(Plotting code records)
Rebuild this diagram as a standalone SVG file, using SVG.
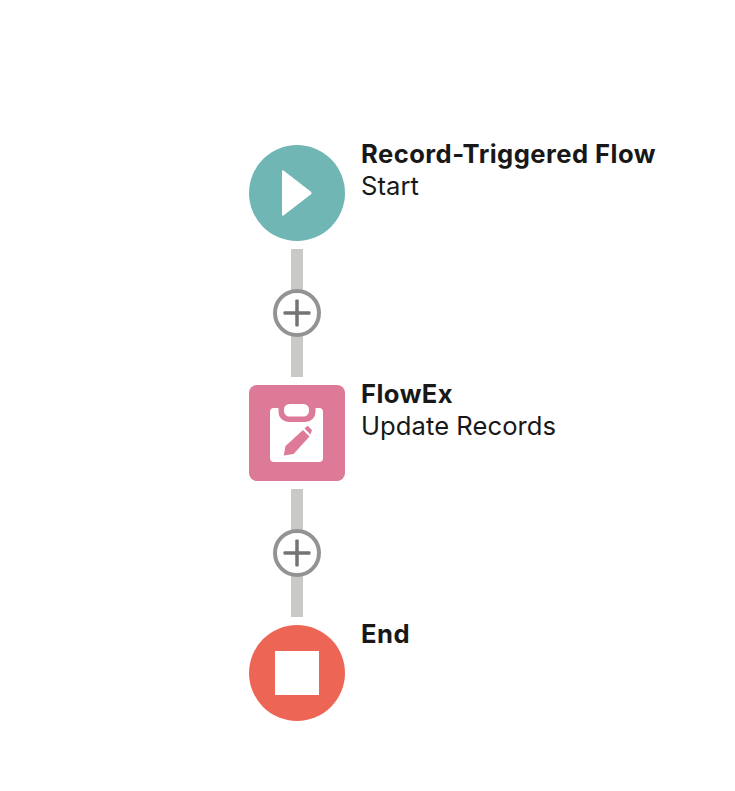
<svg xmlns="http://www.w3.org/2000/svg" width="735" height="791" viewBox="0 0 735 791">
  <style>
    .title { font: 700 25.600px Inter, "Liberation Sans", sans-serif; fill: #181818; letter-spacing: 0.450px; }
    .sub { font: 400 25.600px Inter, "Liberation Sans", sans-serif; fill: #181818; letter-spacing: 0.050px; }
    .link { fill: #c9c9c7; }
    .add-ring { fill: #fff; stroke: #939393; stroke-width: 4; }
    .add-bar { fill: #747474; }
  </style>
  <defs>
    <g id="add">
      <circle class="add-ring" r="22"/>
      <rect class="add-bar" x="-13.500" y="-1.750" width="27" height="3.500" rx="1"/>
      <rect class="add-bar" x="-1.750" y="-13.500" width="3.500" height="27" rx="1"/>
    </g>
  </defs>
  <rect width="735" height="791" fill="#fff"/>

  <g id="connectors">
    <rect class="link" x="291" y="249" width="12" height="128"/>
    <rect class="link" x="291" y="489" width="12" height="128"/>
    <use href="#add" x="297" y="313"/>
    <use href="#add" x="297" y="553"/>
  </g>

  <g id="start">
    <circle cx="297" cy="193" r="48" fill="#6fb6b4"/>
    <path d="M283.500 170.500 L311 191.800 Q312.300 193 311 194.200 L283.500 215.500 Q282 216.500 282 214.500 V171.500 Q282 169.500 283.500 170.500 Z" fill="#fff"/>
    <text class="title" x="361" y="163">Record-Triggered Flow</text>
    <text class="sub" x="361" y="195">Start</text>
  </g>

  <g id="update-records">
    <rect x="249" y="385" width="96" height="96" rx="8" fill="#dd7a97"/>
    <rect x="270" y="408" width="53" height="54" rx="4" fill="#fff"/>
    <path d="M278.500 406 H315.500 V412 A10 10 0 0 1 305.500 422 H288.500 A10 10 0 0 1 278.500 412 Z" fill="#dd7a97"/>
    <rect x="284" y="404" width="25" height="12.500" rx="5.500" fill="#fff"/>
    <path d="M283.700 455.500 L285.500 446 L303 430 L309.500 436.500 L293.500 454 Z" fill="#dd7a97"/>
    <path d="M304.500 428.500 L306.500 426.500 Q307.500 425.500 308.500 426.500 L311.500 429.500 Q312.500 430.500 311.500 431.500 L310.500 434.500 Z" fill="#dd7a97"/>
    <text class="title" x="361" y="403">FlowEx</text>
    <text class="sub" x="361" y="435">Update Records</text>
  </g>

  <g id="end">
    <circle cx="297" cy="673" r="48" fill="#ed6655"/>
    <rect x="275" y="651" width="44" height="44" fill="#fff"/>
    <text class="title" x="361" y="643">End</text>
  </g>
</svg>
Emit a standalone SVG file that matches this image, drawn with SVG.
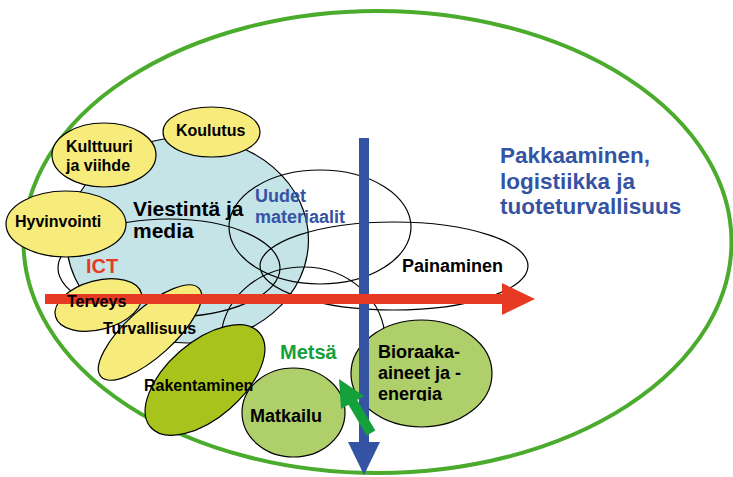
<svg xmlns="http://www.w3.org/2000/svg" width="733" height="477" viewBox="0 0 733 477">
<style>
  .ln { fill: none; stroke: #000; stroke-width: 1.2; }
  .yel { fill: #f7ec7b; stroke: #000; stroke-width: 1.2; }
  .lg { fill: #afcf6b; stroke: #000; stroke-width: 1.2; }
  .dg { fill: #a8c41c; stroke: #000; stroke-width: 1.2; }
  .t { font-family: "Liberation Sans", Arial, sans-serif; font-weight: bold; fill: #000; }
  .s16 { font-size: 16px; }
  .s18 { font-size: 18px; }
  .blue { fill: #3553a3; }
</style>
<defs>
  <clipPath id="clipEnergia"><rect x="370" y="380" width="120" height="21"/></clipPath>
</defs>

<g id="node-metsa-area">
  <ellipse cx="377.5" cy="242" rx="354" ry="231" fill="#fff" stroke="#4aab2c" stroke-width="4"/>
</g>

<g id="node-viestinta">
  <ellipse cx="187.5" cy="240" rx="121" ry="103" fill="#c5e4e8" stroke="#000" stroke-width="1.2"/>
</g>

<g id="node-ict">
  <ellipse class="ln" cx="169" cy="268" rx="111" ry="49"/>
</g>
<g id="node-uudet">
  <ellipse class="ln" cx="320" cy="227" rx="91" ry="57"/>
</g>
<g id="node-painaminen">
  <ellipse class="ln" cx="394" cy="266" rx="134" ry="44"/>
</g>
<g id="node-metsa">
  <ellipse class="ln" cx="303" cy="340" rx="82" ry="73"/>
</g>

<g id="node-koulutus">
  <ellipse class="yel" cx="211.5" cy="132" rx="48.5" ry="25"/>
</g>
<g id="node-kulttuuri">
  <ellipse class="yel" cx="104" cy="155" rx="52" ry="32"/>
</g>
<g id="node-hyvinvointi">
  <ellipse class="yel" cx="66" cy="224" rx="60" ry="33"/>
</g>
<g id="node-terveys">
  <ellipse class="yel" cx="98.5" cy="305" rx="44.5" ry="24.5" transform="rotate(-15 98.5 305)"/>
</g>
<g id="node-turvallisuus">
  <ellipse class="yel" cx="150" cy="332.5" rx="66" ry="24" transform="rotate(-42 150 332.5)"/>
</g>
<g id="node-rakentaminen">
  <ellipse class="dg" cx="205" cy="380" rx="72" ry="38" transform="rotate(-41 205 380)"/>
</g>
<g id="node-matkailu">
  <ellipse class="lg" cx="293.5" cy="412.5" rx="51.5" ry="44.5"/>
</g>
<g id="node-bioraaka">
  <ellipse class="lg" cx="421.5" cy="373.5" rx="70.5" ry="53.5"/>
</g>

<g id="connectors">
  <g id="arrow-vertical" fill="#3553a3">
    <rect x="359" y="138" width="10" height="305"/>
    <polygon points="348,442 380,442 364,475"/>
  </g>
  <g id="arrow-ict" fill="#e63a22">
    <rect x="45" y="294" width="458" height="10"/>
    <polygon points="502,283 535,299 502,315"/>
  </g>
  <g id="arrow-metsa" fill="#14a03a">
    <line x1="371" y1="433" x2="352" y2="401" stroke="#14a03a" stroke-width="10"/>
    <polygon points="339,379 364,396 341,409"/>
  </g>
</g>

<g id="labels">
  <text class="t s16" x="176" y="136">Koulutus</text>
  <text class="t s16" x="66" y="152">Kulttuuri</text>
  <text class="t s16" x="66" y="171">ja viihde</text>
  <text class="t s16" x="15" y="227">Hyvinvointi</text>
  <text class="t" x="133" y="216" font-size="21">Viestintä ja</text>
  <text class="t" x="133" y="238" font-size="21">media</text>
  <text class="t" x="86" y="273" font-size="20" style="fill:#e63a22">ICT</text>
  <text class="t s18 blue" x="255" y="202">Uudet</text>
  <text class="t s18 blue" x="255" y="223">materiaalit</text>
  <text class="t s18" x="402" y="272">Painaminen</text>
  <text class="t blue" x="500" y="163" font-size="22.5">Pakkaaminen,</text>
  <text class="t blue" x="500" y="189" font-size="22.5">logistiikka ja</text>
  <text class="t blue" x="500" y="214" font-size="22.5">tuoteturvallisuus</text>
  <text class="t s16" x="67" y="307">Terveys</text>
  <text class="t s16" x="103" y="334">Turvallisuus</text>
  <text class="t s16" x="144" y="391">Rakentaminen</text>
  <text class="t s18" x="250" y="422">Matkailu</text>
  <text class="t" x="280" y="359" font-size="20" style="fill:#14a03a">Metsä</text>
  <text class="t s18" x="378" y="358">Bioraaka-</text>
  <text class="t s18" x="378" y="379">aineet ja -</text>
  <text class="t s18" x="378" y="400" clip-path="url(#clipEnergia)">energia</text>
</g>
</svg>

_TO DO_: Print all of the entries word for word. Omit the pictures they contain.

_TASK ANSWER_:
Rebuild this diagram as a standalone SVG file, using SVG.
<svg xmlns="http://www.w3.org/2000/svg" width="735" height="791" viewBox="0 0 735 791">
  <style>
    .title { font: 700 25.600px Inter, "Liberation Sans", sans-serif; fill: #181818; letter-spacing: 0.450px; }
    .sub { font: 400 25.600px Inter, "Liberation Sans", sans-serif; fill: #181818; letter-spacing: 0.050px; }
    .link { fill: #c9c9c7; }
    .add-ring { fill: #fff; stroke: #939393; stroke-width: 4; }
    .add-bar { fill: #747474; }
  </style>
  <defs>
    <g id="add">
      <circle class="add-ring" r="22"/>
      <rect class="add-bar" x="-13.500" y="-1.750" width="27" height="3.500" rx="1"/>
      <rect class="add-bar" x="-1.750" y="-13.500" width="3.500" height="27" rx="1"/>
    </g>
  </defs>
  <rect width="735" height="791" fill="#fff"/>

  <g id="connectors">
    <rect class="link" x="291" y="249" width="12" height="128"/>
    <rect class="link" x="291" y="489" width="12" height="128"/>
    <use href="#add" x="297" y="313"/>
    <use href="#add" x="297" y="553"/>
  </g>

  <g id="start">
    <circle cx="297" cy="193" r="48" fill="#6fb6b4"/>
    <path d="M283.500 170.500 L311 191.800 Q312.300 193 311 194.200 L283.500 215.500 Q282 216.500 282 214.500 V171.500 Q282 169.500 283.500 170.500 Z" fill="#fff"/>
    <text class="title" x="361" y="163">Record-Triggered Flow</text>
    <text class="sub" x="361" y="195">Start</text>
  </g>

  <g id="update-records">
    <rect x="249" y="385" width="96" height="96" rx="8" fill="#dd7a97"/>
    <rect x="270" y="408" width="53" height="54" rx="4" fill="#fff"/>
    <path d="M278.500 406 H315.500 V412 A10 10 0 0 1 305.500 422 H288.500 A10 10 0 0 1 278.500 412 Z" fill="#dd7a97"/>
    <rect x="284" y="404" width="25" height="12.500" rx="5.500" fill="#fff"/>
    <path d="M283.700 455.500 L285.500 446 L303 430 L309.500 436.500 L293.500 454 Z" fill="#dd7a97"/>
    <path d="M304.500 428.500 L306.500 426.500 Q307.500 425.500 308.500 426.500 L311.500 429.500 Q312.500 430.500 311.500 431.500 L310.500 434.500 Z" fill="#dd7a97"/>
    <text class="title" x="361" y="403">FlowEx</text>
    <text class="sub" x="361" y="435">Update Records</text>
  </g>

  <g id="end">
    <circle cx="297" cy="673" r="48" fill="#ed6655"/>
    <rect x="275" y="651" width="44" height="44" fill="#fff"/>
    <text class="title" x="361" y="643">End</text>
  </g>
</svg>
Emit a standalone SVG file that matches this image, drawn with SVG.
<svg xmlns="http://www.w3.org/2000/svg" width="733" height="477" viewBox="0 0 733 477">
<style>
  .ln { fill: none; stroke: #000; stroke-width: 1.2; }
  .yel { fill: #f7ec7b; stroke: #000; stroke-width: 1.2; }
  .lg { fill: #afcf6b; stroke: #000; stroke-width: 1.2; }
  .dg { fill: #a8c41c; stroke: #000; stroke-width: 1.2; }
  .t { font-family: "Liberation Sans", Arial, sans-serif; font-weight: bold; fill: #000; }
  .s16 { font-size: 16px; }
  .s18 { font-size: 18px; }
  .blue { fill: #3553a3; }
</style>
<defs>
  <clipPath id="clipEnergia"><rect x="370" y="380" width="120" height="21"/></clipPath>
</defs>

<g id="node-metsa-area">
  <ellipse cx="377.5" cy="242" rx="354" ry="231" fill="#fff" stroke="#4aab2c" stroke-width="4"/>
</g>

<g id="node-viestinta">
  <ellipse cx="187.5" cy="240" rx="121" ry="103" fill="#c5e4e8" stroke="#000" stroke-width="1.2"/>
</g>

<g id="node-ict">
  <ellipse class="ln" cx="169" cy="268" rx="111" ry="49"/>
</g>
<g id="node-uudet">
  <ellipse class="ln" cx="320" cy="227" rx="91" ry="57"/>
</g>
<g id="node-painaminen">
  <ellipse class="ln" cx="394" cy="266" rx="134" ry="44"/>
</g>
<g id="node-metsa">
  <ellipse class="ln" cx="303" cy="340" rx="82" ry="73"/>
</g>

<g id="node-koulutus">
  <ellipse class="yel" cx="211.5" cy="132" rx="48.5" ry="25"/>
</g>
<g id="node-kulttuuri">
  <ellipse class="yel" cx="104" cy="155" rx="52" ry="32"/>
</g>
<g id="node-hyvinvointi">
  <ellipse class="yel" cx="66" cy="224" rx="60" ry="33"/>
</g>
<g id="node-terveys">
  <ellipse class="yel" cx="98.5" cy="305" rx="44.5" ry="24.5" transform="rotate(-15 98.5 305)"/>
</g>
<g id="node-turvallisuus">
  <ellipse class="yel" cx="150" cy="332.5" rx="66" ry="24" transform="rotate(-42 150 332.5)"/>
</g>
<g id="node-rakentaminen">
  <ellipse class="dg" cx="205" cy="380" rx="72" ry="38" transform="rotate(-41 205 380)"/>
</g>
<g id="node-matkailu">
  <ellipse class="lg" cx="293.5" cy="412.5" rx="51.5" ry="44.5"/>
</g>
<g id="node-bioraaka">
  <ellipse class="lg" cx="421.5" cy="373.5" rx="70.5" ry="53.5"/>
</g>

<g id="connectors">
  <g id="arrow-vertical" fill="#3553a3">
    <rect x="359" y="138" width="10" height="305"/>
    <polygon points="348,442 380,442 364,475"/>
  </g>
  <g id="arrow-ict" fill="#e63a22">
    <rect x="45" y="294" width="458" height="10"/>
    <polygon points="502,283 535,299 502,315"/>
  </g>
  <g id="arrow-metsa" fill="#14a03a">
    <line x1="371" y1="433" x2="352" y2="401" stroke="#14a03a" stroke-width="10"/>
    <polygon points="339,379 364,396 341,409"/>
  </g>
</g>

<g id="labels">
  <text class="t s16" x="176" y="136">Koulutus</text>
  <text class="t s16" x="66" y="152">Kulttuuri</text>
  <text class="t s16" x="66" y="171">ja viihde</text>
  <text class="t s16" x="15" y="227">Hyvinvointi</text>
  <text class="t" x="133" y="216" font-size="21">Viestintä ja</text>
  <text class="t" x="133" y="238" font-size="21">media</text>
  <text class="t" x="86" y="273" font-size="20" style="fill:#e63a22">ICT</text>
  <text class="t s18 blue" x="255" y="202">Uudet</text>
  <text class="t s18 blue" x="255" y="223">materiaalit</text>
  <text class="t s18" x="402" y="272">Painaminen</text>
  <text class="t blue" x="500" y="163" font-size="22.5">Pakkaaminen,</text>
  <text class="t blue" x="500" y="189" font-size="22.5">logistiikka ja</text>
  <text class="t blue" x="500" y="214" font-size="22.5">tuoteturvallisuus</text>
  <text class="t s16" x="67" y="307">Terveys</text>
  <text class="t s16" x="103" y="334">Turvallisuus</text>
  <text class="t s16" x="144" y="391">Rakentaminen</text>
  <text class="t s18" x="250" y="422">Matkailu</text>
  <text class="t" x="280" y="359" font-size="20" style="fill:#14a03a">Metsä</text>
  <text class="t s18" x="378" y="358">Bioraaka-</text>
  <text class="t s18" x="378" y="379">aineet ja -</text>
  <text class="t s18" x="378" y="400" clip-path="url(#clipEnergia)">energia</text>
</g>
</svg>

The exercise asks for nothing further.